▶ OBJECTIVE
Find the lines that contain the word "with" and copy each one.

Records from a dataset

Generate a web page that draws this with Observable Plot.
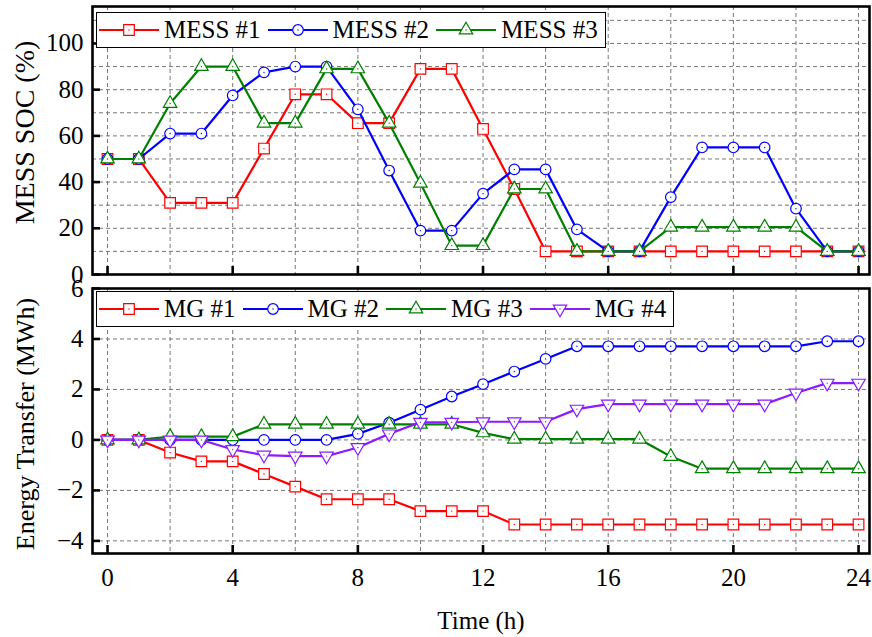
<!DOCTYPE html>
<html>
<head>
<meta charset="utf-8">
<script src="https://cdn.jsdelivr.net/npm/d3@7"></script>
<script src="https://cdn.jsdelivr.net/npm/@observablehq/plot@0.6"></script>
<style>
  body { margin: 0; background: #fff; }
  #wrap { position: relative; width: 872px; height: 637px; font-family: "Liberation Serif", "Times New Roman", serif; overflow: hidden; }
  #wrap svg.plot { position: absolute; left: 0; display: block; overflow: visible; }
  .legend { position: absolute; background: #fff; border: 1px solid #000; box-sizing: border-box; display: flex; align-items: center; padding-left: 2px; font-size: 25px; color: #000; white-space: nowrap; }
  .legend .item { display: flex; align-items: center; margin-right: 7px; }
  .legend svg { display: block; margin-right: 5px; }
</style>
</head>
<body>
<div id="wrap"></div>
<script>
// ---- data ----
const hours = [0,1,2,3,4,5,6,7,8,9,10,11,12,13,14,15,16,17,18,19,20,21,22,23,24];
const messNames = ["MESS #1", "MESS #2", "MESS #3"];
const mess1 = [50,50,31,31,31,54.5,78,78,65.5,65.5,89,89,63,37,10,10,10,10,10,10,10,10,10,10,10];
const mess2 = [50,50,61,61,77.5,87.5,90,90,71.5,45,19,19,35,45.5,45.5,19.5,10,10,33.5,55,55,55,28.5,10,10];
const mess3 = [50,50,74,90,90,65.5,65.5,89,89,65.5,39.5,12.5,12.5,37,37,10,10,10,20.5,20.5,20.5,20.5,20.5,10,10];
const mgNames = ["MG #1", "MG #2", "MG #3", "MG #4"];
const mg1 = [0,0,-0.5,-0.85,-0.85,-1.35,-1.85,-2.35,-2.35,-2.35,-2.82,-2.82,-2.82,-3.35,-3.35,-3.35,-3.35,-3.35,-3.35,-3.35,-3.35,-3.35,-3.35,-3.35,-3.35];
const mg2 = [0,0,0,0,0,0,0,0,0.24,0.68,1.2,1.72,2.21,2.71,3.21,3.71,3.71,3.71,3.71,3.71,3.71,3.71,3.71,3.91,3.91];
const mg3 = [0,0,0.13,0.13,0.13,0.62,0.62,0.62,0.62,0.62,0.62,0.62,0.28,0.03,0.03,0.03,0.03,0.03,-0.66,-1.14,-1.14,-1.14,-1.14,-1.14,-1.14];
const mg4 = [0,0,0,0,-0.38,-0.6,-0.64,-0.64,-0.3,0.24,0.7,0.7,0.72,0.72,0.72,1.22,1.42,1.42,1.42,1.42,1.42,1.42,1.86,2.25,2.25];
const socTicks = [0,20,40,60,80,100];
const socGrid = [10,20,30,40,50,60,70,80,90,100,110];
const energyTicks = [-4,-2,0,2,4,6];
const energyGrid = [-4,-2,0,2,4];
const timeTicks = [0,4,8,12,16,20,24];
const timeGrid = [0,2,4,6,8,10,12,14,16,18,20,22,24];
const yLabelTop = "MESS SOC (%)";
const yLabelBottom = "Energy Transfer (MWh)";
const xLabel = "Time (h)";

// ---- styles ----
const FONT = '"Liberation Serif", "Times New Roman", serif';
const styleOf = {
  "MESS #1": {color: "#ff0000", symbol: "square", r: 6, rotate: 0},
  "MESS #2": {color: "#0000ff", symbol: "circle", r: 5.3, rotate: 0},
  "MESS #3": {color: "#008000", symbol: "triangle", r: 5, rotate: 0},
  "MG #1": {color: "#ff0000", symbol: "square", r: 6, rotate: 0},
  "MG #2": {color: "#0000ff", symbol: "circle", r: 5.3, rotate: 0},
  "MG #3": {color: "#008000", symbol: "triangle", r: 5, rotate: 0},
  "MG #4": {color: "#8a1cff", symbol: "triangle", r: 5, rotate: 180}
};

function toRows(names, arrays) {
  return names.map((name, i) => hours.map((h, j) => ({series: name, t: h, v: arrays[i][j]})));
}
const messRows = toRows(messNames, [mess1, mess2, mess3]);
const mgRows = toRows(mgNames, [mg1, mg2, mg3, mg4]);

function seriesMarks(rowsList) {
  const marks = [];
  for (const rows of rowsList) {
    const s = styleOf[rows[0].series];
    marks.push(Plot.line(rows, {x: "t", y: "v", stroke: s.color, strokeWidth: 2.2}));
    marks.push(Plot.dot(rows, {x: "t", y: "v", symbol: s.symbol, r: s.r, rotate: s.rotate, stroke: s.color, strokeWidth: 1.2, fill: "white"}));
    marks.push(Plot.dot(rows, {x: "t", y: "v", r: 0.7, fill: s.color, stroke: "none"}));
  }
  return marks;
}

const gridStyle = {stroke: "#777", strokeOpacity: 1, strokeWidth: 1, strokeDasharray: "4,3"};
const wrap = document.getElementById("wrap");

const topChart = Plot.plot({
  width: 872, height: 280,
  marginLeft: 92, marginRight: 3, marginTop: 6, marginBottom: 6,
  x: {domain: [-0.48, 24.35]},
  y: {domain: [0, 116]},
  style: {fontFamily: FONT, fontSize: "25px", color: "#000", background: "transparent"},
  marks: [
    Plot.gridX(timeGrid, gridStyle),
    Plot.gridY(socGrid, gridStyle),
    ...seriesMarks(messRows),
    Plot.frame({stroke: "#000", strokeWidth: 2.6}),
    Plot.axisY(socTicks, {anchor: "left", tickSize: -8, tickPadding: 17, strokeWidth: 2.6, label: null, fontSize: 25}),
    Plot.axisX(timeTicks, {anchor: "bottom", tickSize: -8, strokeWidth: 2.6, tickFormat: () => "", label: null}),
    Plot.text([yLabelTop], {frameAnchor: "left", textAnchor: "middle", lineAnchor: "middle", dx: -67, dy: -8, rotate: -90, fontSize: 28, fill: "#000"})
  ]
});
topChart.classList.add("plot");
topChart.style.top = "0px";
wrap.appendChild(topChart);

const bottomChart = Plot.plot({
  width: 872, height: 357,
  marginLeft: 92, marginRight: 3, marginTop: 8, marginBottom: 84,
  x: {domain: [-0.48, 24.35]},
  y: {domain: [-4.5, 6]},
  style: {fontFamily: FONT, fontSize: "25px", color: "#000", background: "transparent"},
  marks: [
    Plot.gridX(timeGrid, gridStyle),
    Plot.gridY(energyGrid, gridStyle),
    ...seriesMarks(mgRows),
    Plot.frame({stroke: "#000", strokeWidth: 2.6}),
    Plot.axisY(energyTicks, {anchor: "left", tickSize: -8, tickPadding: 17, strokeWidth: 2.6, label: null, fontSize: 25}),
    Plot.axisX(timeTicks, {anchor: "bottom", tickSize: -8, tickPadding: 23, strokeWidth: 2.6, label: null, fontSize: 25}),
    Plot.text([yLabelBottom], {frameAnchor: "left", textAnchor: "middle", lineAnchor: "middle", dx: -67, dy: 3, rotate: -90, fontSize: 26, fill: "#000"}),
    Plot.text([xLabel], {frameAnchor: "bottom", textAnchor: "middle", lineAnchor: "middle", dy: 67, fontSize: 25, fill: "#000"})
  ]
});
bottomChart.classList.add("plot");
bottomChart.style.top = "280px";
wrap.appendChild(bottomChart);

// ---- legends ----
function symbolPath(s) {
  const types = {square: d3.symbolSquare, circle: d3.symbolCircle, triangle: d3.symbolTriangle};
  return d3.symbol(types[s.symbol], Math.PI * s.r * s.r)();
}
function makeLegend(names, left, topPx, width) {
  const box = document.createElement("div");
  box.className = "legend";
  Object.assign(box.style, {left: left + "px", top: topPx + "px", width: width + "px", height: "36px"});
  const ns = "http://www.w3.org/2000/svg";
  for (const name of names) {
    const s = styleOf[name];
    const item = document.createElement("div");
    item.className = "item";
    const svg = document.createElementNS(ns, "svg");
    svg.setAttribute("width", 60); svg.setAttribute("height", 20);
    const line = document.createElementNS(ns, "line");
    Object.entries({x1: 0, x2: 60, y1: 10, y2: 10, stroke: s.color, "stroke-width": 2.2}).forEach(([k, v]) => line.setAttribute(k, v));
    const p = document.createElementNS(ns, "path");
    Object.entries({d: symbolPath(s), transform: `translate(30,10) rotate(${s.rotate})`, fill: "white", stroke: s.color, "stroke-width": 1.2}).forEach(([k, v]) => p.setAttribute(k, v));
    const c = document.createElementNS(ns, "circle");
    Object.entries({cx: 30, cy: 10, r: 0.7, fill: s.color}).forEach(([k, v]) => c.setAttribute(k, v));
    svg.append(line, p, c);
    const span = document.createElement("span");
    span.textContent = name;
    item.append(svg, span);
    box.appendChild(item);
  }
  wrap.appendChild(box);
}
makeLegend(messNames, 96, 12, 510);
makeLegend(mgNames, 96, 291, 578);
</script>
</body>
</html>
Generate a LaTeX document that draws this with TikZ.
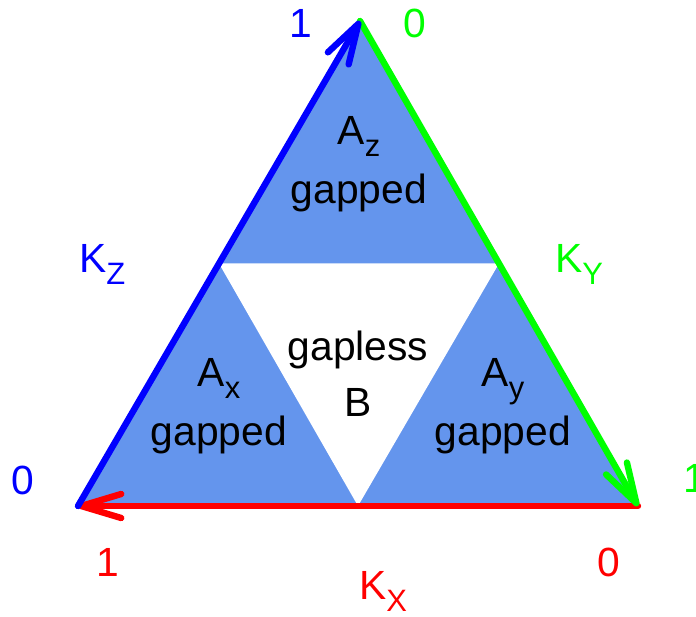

▶ WRITTEN SOLUTION
Generate a web page that draws this with Observable Plot.
Generate a LaTeX document that draws this with TikZ.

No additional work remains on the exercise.